Furthermore, the employment that was being created was mostly of the ‘casual’ category, 32% were in the “casual” category, while the national average was 25%, says Prasenjit Bose, in The Wire.
“This reflects the poor quality of the jobs that most persons are employed in. Unemployment is quite high among the educated workforce, especially those with post-graduate and above degrees as well as those with diplomas/certificates,” he adds.
Bose says that the per capita income (NSDP) in West Bengal in 2017-18 was INR.65,978 at constant prices and INR 95,562 at current prices. This was lower than the per capita income for India as a whole in 2017-18, which was INR.86,668 and INR 1,12,835 at constant and current prices, respectively.
Poor Resource Mobilization
West Bengal continues to lag behind many other States in resource mobilization. While the revenue receipts as a proportion of GDP increased from 12.5% in 2012-13 to 15% in 2018-19 for all Indian states, revenue receipts in West Bengal had fallen from 11.3% to 10.5%.

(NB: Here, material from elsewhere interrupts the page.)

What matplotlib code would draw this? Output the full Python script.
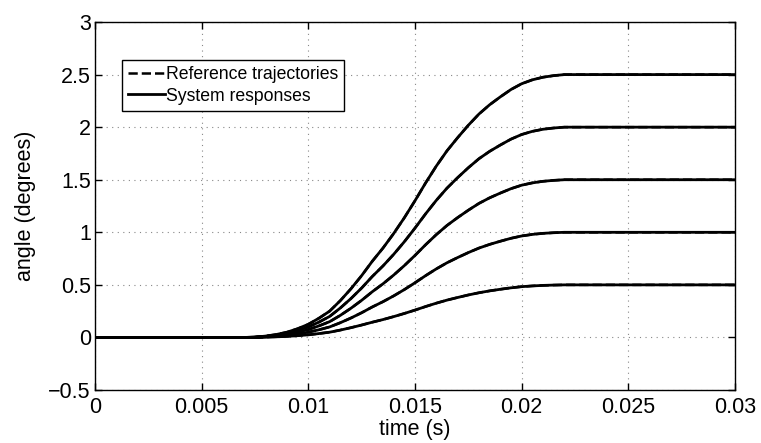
"""Step responses vs reference trajectories (angle vs time)."""
import matplotlib
matplotlib.use("Agg")
import matplotlib.pyplot as plt

# time samples (s)
time_s = [0.0, 0.007, 0.0075, 0.008, 0.0085, 0.009, 0.0095, 0.010, 0.0105,
          0.011, 0.0115, 0.012, 0.0125, 0.013, 0.0135, 0.014, 0.0145, 0.015,
          0.0155, 0.016, 0.0165, 0.017, 0.0175, 0.018, 0.0185, 0.019, 0.0195,
          0.020, 0.0205, 0.021, 0.0215, 0.022, 0.023, 0.030]

# angle (degrees) for each commanded step
resp_05 = [0, 0, 0.001, 0.003, 0.006, 0.01, 0.017, 0.025, 0.037, 0.05,
           0.07, 0.093, 0.118, 0.145, 0.17, 0.198, 0.228, 0.26, 0.294, 0.326,
           0.355, 0.38, 0.404, 0.425, 0.443, 0.458, 0.472, 0.483, 0.49,
           0.495, 0.498, 0.5, 0.5, 0.5]
resp_10 = [0, 0, 0.001, 0.005, 0.011, 0.02, 0.033, 0.05, 0.073, 0.10,
           0.14, 0.185, 0.235, 0.29, 0.34, 0.395, 0.455, 0.52, 0.588, 0.652,
           0.71, 0.76, 0.807, 0.85, 0.885, 0.915, 0.943, 0.965, 0.98,
           0.99, 0.996, 1.0, 1.0, 1.0]
resp_15 = [0, 0, 0.002, 0.008, 0.017, 0.03, 0.05, 0.075, 0.11, 0.15,
           0.21, 0.278, 0.353, 0.435, 0.51, 0.593, 0.683, 0.78, 0.882, 0.978,
           1.065, 1.14, 1.21, 1.275, 1.328, 1.373, 1.415, 1.448, 1.47,
           1.485, 1.494, 1.5, 1.5, 1.5]
resp_20 = [0, 0, 0.002, 0.01, 0.022, 0.04, 0.066, 0.10, 0.146, 0.20,
           0.28, 0.37, 0.47, 0.58, 0.68, 0.79, 0.91, 1.04, 1.176, 1.304,
           1.42, 1.52, 1.614, 1.70, 1.77, 1.83, 1.886, 1.93, 1.96,
           1.98, 1.992, 2.0, 2.0, 2.0]
resp_25 = [0, 0, 0.003, 0.013, 0.028, 0.05, 0.083, 0.125, 0.183, 0.25,
           0.35, 0.463, 0.588, 0.725, 0.85, 0.988, 1.138, 1.30, 1.47, 1.63,
           1.775, 1.90, 2.018, 2.125, 2.213, 2.288, 2.358, 2.413, 2.45,
           2.475, 2.49, 2.5, 2.5, 2.5]
responses = [resp_05, resp_10, resp_15, resp_20, resp_25]

x_ticks = [0, 0.005, 0.01, 0.015, 0.02, 0.025, 0.03]
x_ticklabels = ["0", "0.005", "0.01", "0.015", "0.02", "0.025", "0.03"]
y_ticks = [-0.5, 0, 0.5, 1, 1.5, 2, 2.5, 3]
y_ticklabels = ["\u22120.5", "0", "0.5", "1", "1.5", "2", "2.5", "3"]

plt.rcParams["font.family"] = ["Liberation Sans", "DejaVu Sans"]

fig = plt.figure(figsize=(7.61, 4.43), dpi=100)
ax = fig.add_axes([0.1248, 0.1196, 0.841, 0.8307])

# reference trajectories (dashed) lie under the measured responses
for i, r in enumerate(responses):
    ax.plot(time_s, r, color="black", ls="--", lw=1.8,
            label="Reference trajectories" if i == 0 else None)
for i, r in enumerate(responses):
    ax.plot(time_s, r, color="black", ls="-", lw=2.0,
            label="System responses" if i == 0 else None)

ax.set_xlim(0, 0.03)
ax.set_ylim(-0.5, 3)
ax.set_xticks(x_ticks)
ax.set_xticklabels(x_ticklabels)
ax.set_yticks(y_ticks)
ax.set_yticklabels(y_ticklabels)
ax.tick_params(direction="in", top=True, right=True, labelsize=15.5,
               length=5, width=1)
ax.tick_params(axis="x", pad=5)
ax.tick_params(axis="y", pad=3)
ax.grid(True, ls=(0, (1, 4)), color="#888888", lw=0.8)
for sp in ax.spines.values():
    sp.set_linewidth(1.0)

ax.set_xlabel("time (s)", fontsize=15.5, labelpad=1)
ax.set_ylabel("angle (degrees)", fontsize=15.5, labelpad=9)

leg = ax.legend(loc="upper left", bbox_to_anchor=(0.042, 0.897),
                borderaxespad=0, fancybox=False, edgecolor="black",
                framealpha=1, fontsize=12.7, handlelength=2.1,
                handletextpad=0.05, borderpad=0.35, labelspacing=0.25)
leg.get_frame().set_linewidth(1.0)

fig.savefig("out.png", dpi=100)
plt.close(fig)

The poor record in revenue mobilization has led to a deficiency in public spending. “While all the Indian states, taken together, witnessed a growth of development expenditure from 9.7% of GDP in 2012-13 to 12.2% in 2018-19, it has fallen to 8.4% of GSDP in 2018-19 in West Bengal,” Bose says.
In his budget speech of 2019, the West Bengal Finance Minister had claimed that US$ 145.93 billion worth of ‘business and investment proposals’ was attracted by the 2018 Bengal Global Business Summit. But such proposals were largely remain on paper, and the employment potential was very limited, Bose points out.
A new initiative promised financial assistance of INR 1 lakh each to 50,000 unemployed youth in the state to create self-employment opportunities. Bose dubs these “ half-baked and grossly inadequate investments”.
Though the BJP has been considerably weakened by the COVID-19 pandemic, and Prime Minister Narendra Modi’s image as a doer is in a shambles, he may still be a credible right wing force in many States including West Bengal in the absence of the Congress and the Left. Therefore, the All India Trinamool Congress government led by Mamata Banerjee will have to pull itself up by the bootstraps and attract investments from outside the State and also abroad to kick-start the languishing industrial sector.
A buoyant agricultural sector, by itself, will not see the AITC through. And to attract entrepreneurs, roads and other infrastructure will have to be vastly improved. West Bengal is lagging behind in road and highway construction. The government’s approach to land acquisition for investment and development would also have to change. By denying land to the Tatas for their motorcar plant in Nandigram, Mamata Banerjee had alienated investors, which was one of the reasons for her defeat at the hands of the BJP in the Nandigram constituency this time.